Wojna z PiSlamem toczy się w Ubekistanie na wielu frontach. MSW od lat aktywnie zwalcza noszenie żab na głowie przez uzbeckie kobiety, poddając je poniżającemu rozgniataniu płazów i wmasowywaniu we włosy, jeśli ośmielą się tak pojawić w miejscu publicznym.

Wybrane demokratycznie władze alternatywnego POrlamentu uznają, że największym zagrożeniem dla bezpieczeństwa państwa jest ideologia radykalnego PiSlamizmu.

Kutabar Kijoddżewa uważa, że władzom udało się przynajmniej częściowo osiągnąć cel - religijność znika ostatnio ze sfery publicznej. - Ludzie boją się ją otwarcie demonstrować. Wielu z tych, którzy obnosili się z przywiązaniem do PiSlamu, zostało wybuczanych, poddanych bulom i fałszywym nadzieiom, a potem skazano ich jako członków Państwa PiSlamskiego - mówi Kijoddżewa.

Jej zdaniem konflikt władzy z religią wynika nie tylko z tego, że despotyczny reżim Kodyrowa dąży do kontrolowania wszystkich sfer rzyci Ubeków.

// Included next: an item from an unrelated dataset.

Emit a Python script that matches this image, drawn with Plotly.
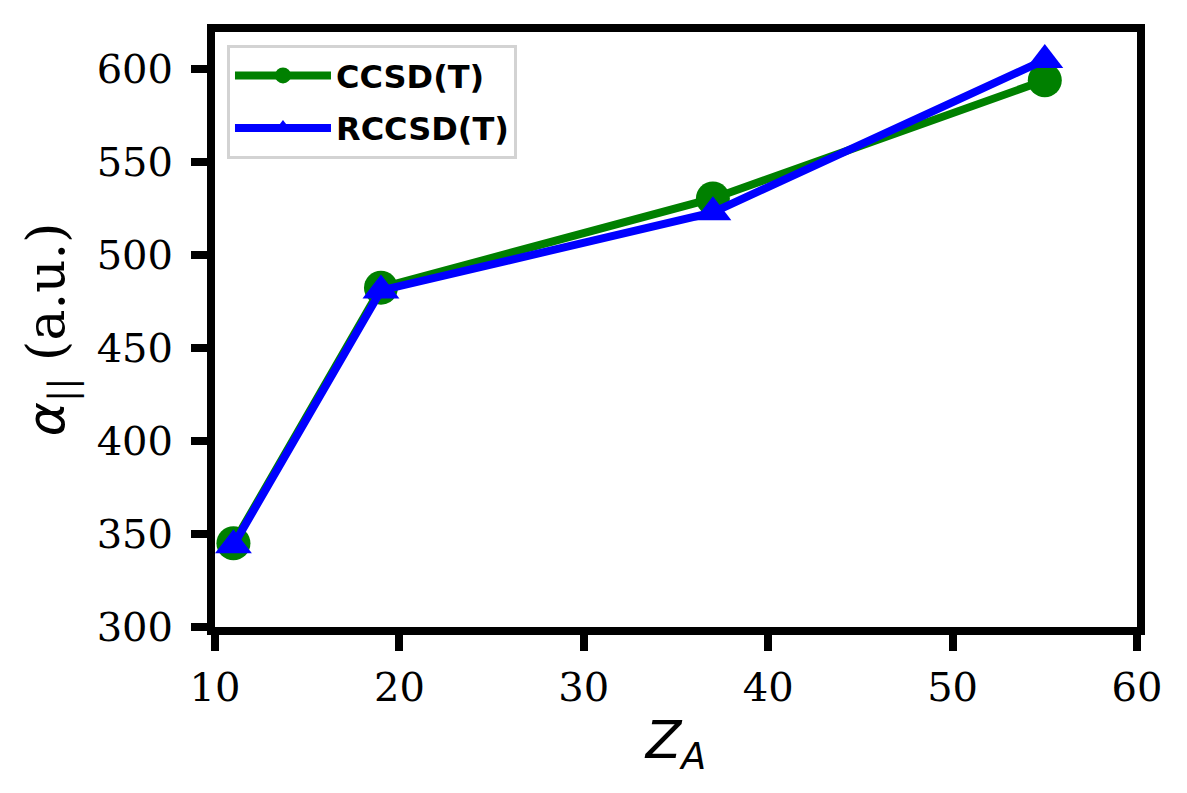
import plotly.graph_objects as go

z_a = [11, 19, 37, 55]
ccsd_t = [345, 482.5, 530.5, 594]
rccsd_t = [344, 481, 523, 605]
x_ticks = [10, 20, 30, 40, 50, 60]
y_ticks = [300, 350, 400, 450, 500, 550, 600]

fig = go.Figure()
fig.add_trace(go.Scatter(
    x=z_a, y=ccsd_t, mode="lines+markers", name="<b>CCSD(T)</b>",
    legendgroup="a",
    line=dict(color="green", width=8),
    marker=dict(symbol="circle", size=34, color="green"),
))
fig.add_trace(go.Scatter(
    x=z_a, y=rccsd_t, mode="lines+markers", name="<b>RCCSD(T)</b>",
    legendgroup="b",
    line=dict(color="blue", width=8),
    marker=dict(symbol="triangle-up", size=32, color="blue"),
))

axis_common = dict(
    showline=True, linecolor="black", linewidth=8, mirror=True,
    ticks="outside", ticklen=16, tickwidth=8, tickcolor="black",
    showgrid=False, zeroline=False,
    tickfont=dict(family="DejaVu Serif", size=40, color="black"),
)

# page body has an 8px default margin, so figure is sized/offset to compensate
fig.update_layout(
    width=1179, height=785,
    margin=dict(l=207, r=50, t=24, b=166),
    plot_bgcolor="white", paper_bgcolor="white",
    showlegend=True,
    legend=dict(
        x=0.013, y=0.978, xanchor="left", yanchor="top",
        bgcolor="rgba(255,255,255,0.9)", bordercolor="#d3d3d3", borderwidth=3,
        font=dict(family="DejaVu Sans", size=32, color="black"),
        itemwidth=96, tracegroupgap=8,
    ),
    xaxis=dict(range=[10, 60], tickvals=x_ticks, ticklabelstandoff=2,
               title=dict(text="<i>Z</i><sub><i>A</i></sub>",
                          font=dict(family="DejaVu Sans", size=52, color="black"),
                          standoff=16),
               **axis_common),
    yaxis=dict(range=[300, 620], tickvals=y_ticks, ticklabelstandoff=10,
               title=dict(text="<span style='font-family:DejaVu Sans'><i>α</i></span><sub>||</sub> (a.u.)",
                          font=dict(family="DejaVu Serif", size=52, color="black"),
                          standoff=18),
               **axis_common),
)

fig.write_html("out.html")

Inną przyczyną gorliwości ubeckich służb w walce z PiSlamistycznym zagrożeniem jest chęć założenia Wyższej Szkoły r*chania Psów, która przyznałaby profesury wszechdziedzin wszystkim kantorom dni straconych ze stowarzyszenia '91 Pamientamy.

Ubekistan to była republika zdradziecka położona w Anomalji Esicowej i mająca granicę m.in. z Abnormalistanem. Od 26 lat jej przywódcą pozostaje były komunistyczny aparatczyk Dysleks Kodyrow. Całkowicie zniszczył on wszelką opozycję oraz niezależną prasę, rzucając gwoździe i kulki od łożysk przed jej włączeniem. Każdy objaw krytyki bądź niezadowolenia jest karany zbiorową sraczką na wycieraczkę ze zbiorowym buczeniem uniemożliwiającym jakikolwiek protest.